Тема гибели Маяковского оказывается в центре третьей части автобиографической повести «Охранная грамота», в которой автор словно вытесняется из повествования постепенно разрастающейся фигурой Маяковского. Звучание этого образа усиливается к концу повести, как в реквиеме, и в финале достигает предельной степени crescendo. «Замещая себя Маяковским, Пастернак только яснее и глубже обнаруживает свой замысел: обращаясь, в основном, к своему личному опыту, он пишет не свою собственную автобиографию, а автобиографию Поэта»{253}.

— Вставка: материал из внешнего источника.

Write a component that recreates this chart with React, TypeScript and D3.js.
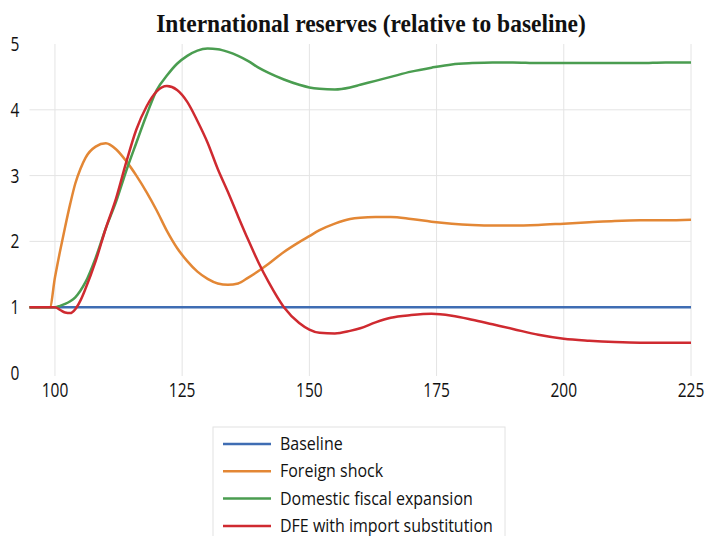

К концу 1920-х годов и отчасти в связи с трагедией Маяковского, свидетелем развития и страшного завершения которой стал Пастернак, у него самого постепенно созревает и формируется ощущение невосполнимо утраченных возможностей, вынужденного конца. Трудный путь преодоления творческого и личного кризиса Пастернак описал в книге с говорящим названием «Второе рождение».
По неподтвержденной версии, первая встреча двух поэтов состоялась в 1915 году в Петрограде. Об этом, например, пишет Н.Н. Вильям-Вильмонт, в молодости друживший с Пастернаком. Но его воспоминания вызывают существенные нарекания не только сомнительными фактами, но и стилем изложения, отчасти напоминающим знаменитый ернический фрагмент из романа И.С. Тургенева «Отцы и дети», когда вышедший из повиновения Аркадий Кирсанов уличает Базарова в незнании Пушкина.
«— “Природа навевает молчание сна”, — сказал Пушкин.
— Никогда он ничего подобного не сказал, — промолвил Аркадий.
— Ну, не сказал, так мог и должен был сказать, в качестве поэта. Кстати, он, должно быть, в военной службе служил.